7.2 After acceptance the Buyer shall not be entitled to reject goods which are not in accordance with the contract.
7.3 In line with industry standards, please allow 5% for breakages. All goods should be inspected upon arrival and any further damage must be recorded on the paperwork signed at the time of delivery or collection from the warehouse of the goods. Shortages or incorrect deliveries must be notified to the Seller immediately. No responsibility can be taken for damage not acknowledged on the paperwork.
The Seller is unable to accept responsibility for problems arising from incorrect fixing of the products, shortages or products which are surplus to requirement.
9. Title and Risk
9.1 Title shall pass on delivery or collection of the goods.
9.2 Risk shall pass on delivery or collection of the goods.
10. Remedies of the Buyer
10.1 Where the Buyer accepts or has been deemed to have accepted any goods then the Seller shall have no liability whatever to the Buyer in respect of those goods.
10.2 The Seller is not liable for any damage to the goods arising from faulty installation. For this reason the Buyer must inspect the goods carefully before installation takes place. Once the Buyer has begun to install the goods the Seller is entitled to assume that the relevant goods are not defective and the Buyer may not then return them to the Seller. The Buyer must inspect the goods on delivery or collection to confirm that they are the correct type, of satisfactory quality, undamaged and the correct amount. If they are not, the Buyer must notify the Seller within 48 hours of delivery or collection for remediation, replacement or refund of all or part of the Price (at the Seller’s option), which will be the Buyer’s sole remedy. If the goods are damaged or of unsatisfactory quality, the Seller reserves the right to request photographs, in support of the Buyer’s statement. If the Buyer does not reject the goods within 48 hours of delivery/collection, or if the Buyer has installed them, the Buyer will be deemed to have accepted them and the Seller will have no liability to the Buyer. The foregoing sets out the Buyer’s only rights and remedies in relation to the goods and all other terms and conditions, express and implied, relating to the quality or fitness for purpose of the goods are hereby excluded to the fullest extent permitted by law.
10.3 The Seller shall not be liable to the Buyer for late delivery or short delivery of the goods.
10.4 The Seller shall not be responsible for any delay or failure in the Seller’s performance if this is due to causes beyond the Seller’s reasonable control (including without limitation any adverse weather conditions) or to the delay or failure on the part of any third party.
10.5 The Buyer acknowledges and agrees that the Seller’s entire liability under these conditions (except insofar as the Seller’s liability cannot be excluded or limited by law) shall be limited to the total price for delivery of the goods, which the Buyer acknowledges and agrees is reasonable in all the circumstances.
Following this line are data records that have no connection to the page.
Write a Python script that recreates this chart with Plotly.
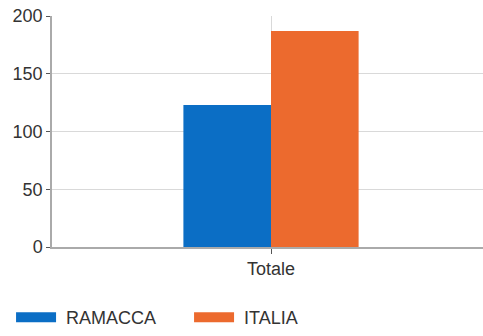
import plotly.graph_objects as go

categories = ["Totale"]
series_names = ["RAMACCA", "ITALIA"]
ramacca = [123]
italia = [187]
colors = ["#0b6ec5", "#ec6a2e"]
y_ticks = [0, 50, 100, 150, 200]

fig = go.Figure()
for name, vals, col in zip(series_names, [ramacca, italia], colors):
    fig.add_trace(go.Bar(x=categories, y=vals, name=name, marker_color=col,
                         marker_line_width=0, showlegend=False))
for name, col in zip(series_names, colors):
    fig.add_trace(go.Scatter(x=[None], y=[None], mode="lines", name="\u00a0" + name,
                             line=dict(color=col, width=10), showlegend=True))

fig.update_layout(
    width=483, height=336,
    margin=dict(l=52, r=0, t=16, b=88),
    paper_bgcolor="white", plot_bgcolor="white",
    barmode="group", bargap=0.6, bargroupgap=0,
    font=dict(family="Liberation Sans, Arial, sans-serif", size=18, color="#333333"),
    xaxis=dict(range=[-0.5, 0.484], showgrid=True, gridcolor="#d9d9d9",
               showline=True, linecolor="#aaaaaa", linewidth=1.5,
               ticks="outside", ticklen=5, tickcolor="#555555"),
    yaxis=dict(range=[0, 200], tickvals=y_ticks, showgrid=True, gridcolor="#d9d9d9",
               showline=True, linecolor="#aaaaaa", linewidth=1.5,
               ticks="outside", ticklen=4, tickcolor="#555555", zeroline=False),
    legend=dict(orientation="h", x=-0.095, xanchor="left", y=-0.226, yanchor="top",
                itemwidth=40, entrywidth=123, font=dict(size=18)),
)
fig.write_html("out.html")
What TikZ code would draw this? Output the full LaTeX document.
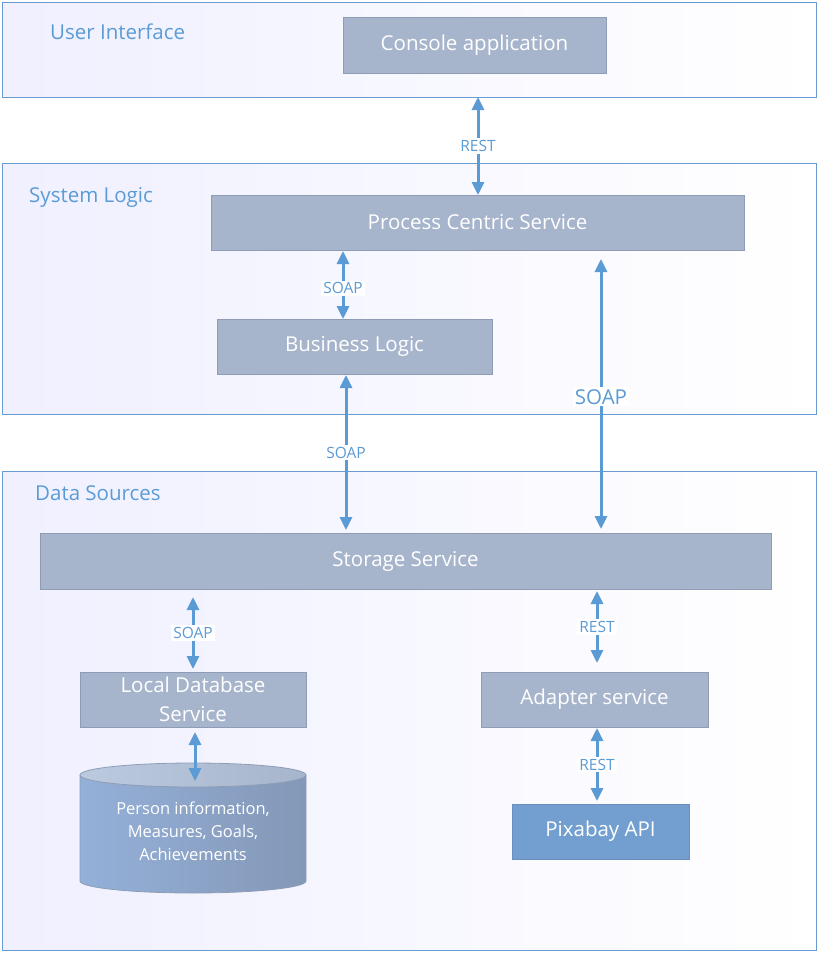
\documentclass[tikz,border=0pt]{standalone}
\usepackage{fontspec}
\setmainfont{Open Sans}
\usetikzlibrary{arrows.meta,shapes.geometric,calc}
\definecolor{lblue}{HTML}{5B9BD5}
\definecolor{layerb}{HTML}{6A9BD0}
\definecolor{boxfill}{HTML}{A7B5CC}
\definecolor{boxdraw}{HTML}{8E9DB5}
\definecolor{pixfill}{HTML}{729FCF}
\definecolor{pixdraw}{HTML}{6A8FBF}
\definecolor{cylleft}{HTML}{94B0D9}
\definecolor{cylright}{HTML}{8498B7}
\definecolor{cyltopl}{HTML}{BCCAE0}
\tikzset{
  layer/.style={draw=layerb,line width=0.9pt,left color=blue!6!white,right color=white,rectangle,inner sep=0pt},
  layertitle/.style={text=lblue,font=\fontsize{20.5}{24}\selectfont,anchor=west,inner sep=0pt},
  svc/.style={draw=boxdraw,fill=boxfill,line width=0.8pt,text=white,font=\fontsize{20.5}{29}\selectfont,align=center,inner sep=0pt},
  arr/.style={draw=lblue,line width=3pt,{Triangle[width=12pt,length=13pt]}-{Triangle[width=12pt,length=13pt]}},
  lbl/.style={fill=white,text=lblue,font=\fontsize{15.5}{18}\selectfont,inner sep=2pt},
  biglbl/.style={fill=white,text=lblue,font=\fontsize{20.5}{24}\selectfont,inner sep=2pt}
}
\begin{document}
\begin{tikzpicture}[x=1pt,y=-1pt]
\useasboundingbox[fill=white] (0,0) rectangle (818,953);
% layers
\node[layer,minimum width=814pt,minimum height=95pt] (ui) at (409,49.5) {};
\node[layer,minimum width=814pt,minimum height=251pt] (sys) at (409,288.5) {};
\node[layer,minimum width=814pt,minimum height=479pt] (ds) at (409,710.5) {};
\node[layertitle] (uit) at (50,32) {User Interface};
\node[layertitle] (syst) at (29,197) {System Logic};
\node[layertitle] (dst) at (35,493) {Data Sources};
% services
\node[svc,minimum width=263pt,minimum height=56pt] (console) at (474.5,45) {Console application};
\node[svc,minimum width=533pt,minimum height=55pt] (pcs) at (477.5,222.5) {Process Centric Service};
\node[svc,minimum width=275pt,minimum height=55pt] (bl) at (354.5,346.5) {Business Logic};
\node[svc,minimum width=731pt,minimum height=56pt] (storage) at (405.5,561) {Storage Service};
\node[svc,minimum width=226pt,minimum height=55pt] (ldb) at (193,699.5) {Local Database\\Service};
\node[svc,minimum width=227pt,minimum height=55pt] (adapter) at (594.5,699.5) {Adapter service};
\node[svc,fill=pixfill,draw=pixdraw,minimum width=177pt,minimum height=55pt] (pix) at (600.5,831.5) {Pixabay API};
% database cylinder
\shade[left color=cylleft,right color=cylright,draw=boxdraw,line width=0.8pt]
  (80,775) -- (80,881) arc[start angle=180,end angle=360,x radius=113pt,y radius=12pt] -- (306,775) -- cycle;
\shade[left color=cyltopl,right color=boxfill,draw=boxdraw,line width=0.8pt]
  (193,775) ellipse[x radius=113pt,y radius=12pt];
\node[text=white,font=\fontsize{16.5}{23}\selectfont,align=center,inner sep=0pt] (db) at (193,831) {Person information,\\Measures, Goals,\\Achievements};
\coordinate (dbtop) at (195,781);
% connector coordinates
\coordinate (a1) at (478,97);
\coordinate (a2) at (478,195);
\coordinate (b1) at (343,251);
\coordinate (b2) at (343,319);
\coordinate (c1) at (346,375);
\coordinate (c2) at (346,530);
\coordinate (d1) at (601,259);
\coordinate (d2) at (601,529);
\coordinate (e1) at (193,597);
\coordinate (e2) at (193,669);
\coordinate (f1) at (195,732);
\coordinate (g1) at (597,591);
\coordinate (g2) at (597,663);
\coordinate (h1) at (597,728);
\coordinate (h2) at (597,801);
% connectors
\draw[arr] (a1) -- node[lbl] (l1) {REST} (a2);
\draw[arr] (b1) -- node[lbl,pos=0.55] (l2) {SOAP} (b2);
\draw[arr] (c1) -- node[lbl] (l3) {SOAP} (c2);
\draw[arr] (d1) -- node[biglbl,pos=0.51] (l4) {SOAP} (d2);
\draw[arr] (e1) -- node[lbl] (l5) {SOAP} (e2);
\draw[arr] (f1) -- (dbtop);
\draw[arr] (g1) -- node[lbl,pos=0.5] (l6) {REST} (g2);
\draw[arr] (h1) -- node[lbl] (l7) {REST} (h2);
\end{tikzpicture}
\end{document}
If the Buyer requires additional protection, the Buyer acknowledges and agrees that the Buyer shall be responsible for obtaining appropriate insurance cover.
10.6 The Buyer acknowledges and agrees that the Seller shall not be liable for any consequential loss or damage (whether for loss of profits or otherwise).
10.7 The Seller shall have no liability for any representation, statement, claim or assurance made or given in relation to the collection or delivery of the Buyer’s order prior to the Buyer’s acceptance of these conditions.
10.8 If the Buyer is trading with the Seller as a consumer, nothing set out above shall affect your statutory rights
11. Proper Law of Contract
This Contract is subject to the Law of England and Wales.
12. Force Majeure
The Seller shall be under no liability if he shall be unable to carry out any provision of this Contract for any reason beyond his control including (without limiting the forth going) Act of God Legislation, war, fire, flood, drought, failure of power supply, lock-out strike or other action taken by employees in contemplation or furtherance of a dispute or owing to any inability to procure material required for the performance of the contract.